Pakistan urgently needs dollar inflows to restore trust, since the current account deficit has widened and foreign currency reserves are dwindling at an alarming rate. Pakistan and the International Monetary Fund (IMF) have been unable to reach an agreement on concluding the 7th Review and releasing the $960 million tranches under the $6 billion Extended Fund Facility. The IMF has stated that it will have negotiations with the ‘new’ administration, and given the volatile political climate, the resumption of the IMF programme appears to be in jeopardy.
According to top official sources, ‘China agreed in principle to allow a rollover of a $2.5 billion commercial loan last week, but Beijing officials are still processing it’. However, there is another possibility: the Chinese may have first refused to roll over debts, but following involvement at the highest level when Pakistan Prime Minister Imran Khan visited China, Beijing officials may have shown readiness to move forward, according to the article.
Sri Lanka has suffered the greatest economic crisis since its independence in 1948, according to Global Times, when President Gotapaya Rajapaksa declared an economic emergency in September 2021. According to the central bank, the government has a $2 billion foreign exchange reserve and $1 billion in notes expiring in July 2022. The country’s debt-to-GDP ratio has risen from 85% in 2019 to 104% in 2021. The present foreign exchange scarcity has made it impossible to buy everyday basics such as petrol, electricity, paper, milk powder, and so on.

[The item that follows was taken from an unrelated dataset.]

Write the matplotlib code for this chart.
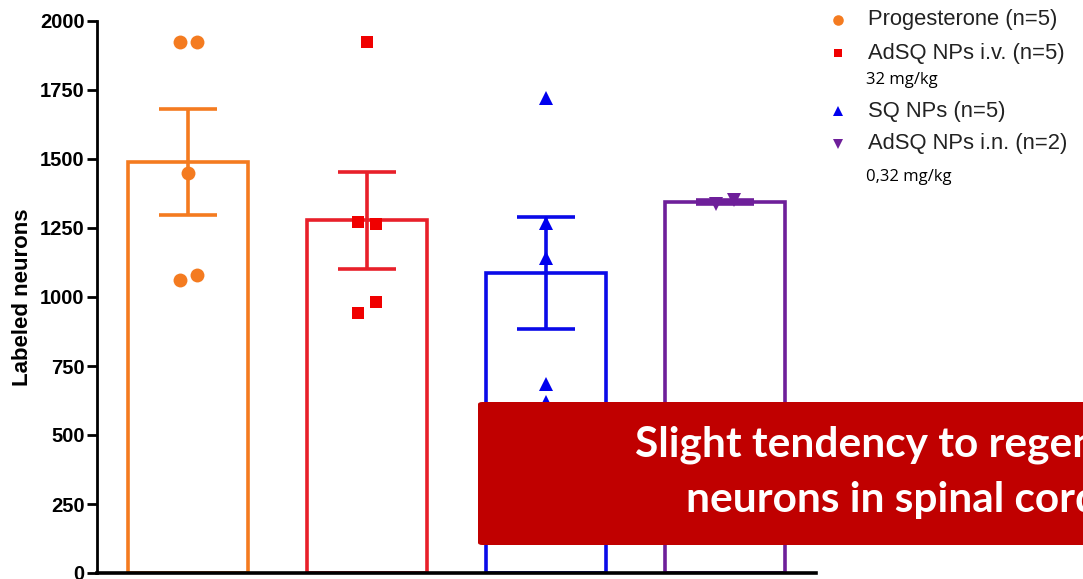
import numpy as np
import matplotlib.pyplot as plt
from matplotlib.lines import Line2D
from matplotlib.patches import FancyBboxPatch

# neuron counts per animal, one list per treatment group
groups = ['Progesterone (n=5)', 'AdSQ NPs i.v. (n=5)', 'SQ NPs (n=5)', 'AdSQ NPs i.n. (n=2)']
doses = ['32 mg/kg', None, None, '0,32 mg/kg']
progesterone = [1925, 1925, 1450, 1062, 1080]
adsq_iv = [1925, 1272, 1264, 942, 983]
sq_nps = [1721, 1268, 1141, 685, 620]
adsq_in = [1338, 1350]
yticks = [0, 250, 500, 750, 1000, 1250, 1500, 1750, 2000]

data = [progesterone, adsq_iv, sq_nps, adsq_in]
bar_colors = ['#F47B20', '#E8202A', '#0A0AE8', '#6E1F9A']
dot_colors = ['#F47B20', '#F00000', '#0000EE', '#6E1F9A']
markers = ['o', 's', '^', 'v']
msizes = [10, 8.5, 9.5, 9.5]
# horizontal spread of the dots inside each bar
jitter = [[-0.047, 0.047, 0, -0.047, 0.047],
          [0, -0.05, 0.05, -0.05, 0.05],
          [0, 0, 0, 0, 0],
          [-0.05, 0.05]]

plt.rcParams['font.family'] = ['Liberation Sans', 'DejaVu Sans']

fig = plt.figure(figsize=(10.83, 5.79), dpi=100)
ax = fig.add_axes([97 / 1083, 6 / 579, 719 / 1083, 552 / 579])

for i, vals in enumerate(data):
    vals = np.array(vals, dtype=float)
    mean = vals.mean()
    sem = vals.std(ddof=1) / np.sqrt(len(vals))
    ax.bar(i, mean, width=0.67, facecolor='white', edgecolor=bar_colors[i],
           linewidth=2.6, zorder=1)
    ax.errorbar(i, mean, yerr=sem, color=bar_colors[i], elinewidth=2.6,
                capthick=2.6, capsize=21, zorder=2)
    ax.plot(i + np.array(jitter[i]), vals, linestyle='none', marker=markers[i],
            ms=msizes[i], color=dot_colors[i], markeredgewidth=0, zorder=3)

ax.set_xlim(-0.51, 3.51)
ax.set_ylim(0, 2000)
ax.set_yticks(yticks)
ax.set_xticks([])
ax.spines['top'].set_visible(False)
ax.spines['right'].set_visible(False)
ax.spines['left'].set_linewidth(2)
ax.spines['bottom'].set_linewidth(2.6)
ax.tick_params(axis='y', length=7, width=2, labelsize=14.5, pad=2)
for lbl in ax.get_yticklabels():
    lbl.set_fontweight('bold')
ax.set_ylabel('Labeled neurons', fontsize=16, fontweight='bold', labelpad=5)

# legend drawn by hand so the dose notes can sit under their entries
rows = [20, 53, 111, 144]
dose_rows = [80, None, None, 177]
for i, name in enumerate(groups):
    y = 1 - rows[i] / 579
    fig.add_artist(Line2D([838 / 1083], [y], marker=markers[i], ms=msizes[i] * 0.76,
                          color=dot_colors[i], markeredgewidth=0, linestyle='none',
                          transform=fig.transFigure))
    fig.text(868 / 1083, y, name, fontsize=15.8, va='center', ha='left', color='#222222')
    if doses[i]:
        fig.text(866 / 1083, 1 - dose_rows[i] / 579, doses[i], fontsize=12,
                 family='Open Sans', va='center', ha='left', color='black')

# highlighted conclusion box over the lower right
box = FancyBboxPatch((478 / 1083, 34 / 579), 700 / 1083, 143 / 579,
                     boxstyle='round,pad=0,rounding_size=0.004',
                     transform=fig.transFigure, facecolor='#C00000',
                     edgecolor='none', zorder=10)
fig.add_artist(box)
fig.text(635 / 1083, 122 / 579, 'Slight tendency to regenerate', color='white',
         fontsize=30.5, fontweight='bold', family='Lato', ha='left', va='baseline', zorder=11)
fig.text(686 / 1083, 67 / 579, 'neurons in spinal cord', color='white',
         fontsize=30.5, fontweight='bold', family='Lato', ha='left', va='baseline', zorder=11)

fig.savefig('out.png', dpi=100)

The country is experiencing hours of power outages every day, and newspaper production has been suspended due to a lack of printing paper. According to the data, the country’s overall inflation rate is more than 17%, while food inflation reached 30.2 per cent in March. Colombo borrowed the most from the global capital market, accounting for 47% of its total debt, followed by the Asian Development Bank (ADB) at 13%, Japan at 10%, China at 10%, and the World Bank at 9%, and India at 2%.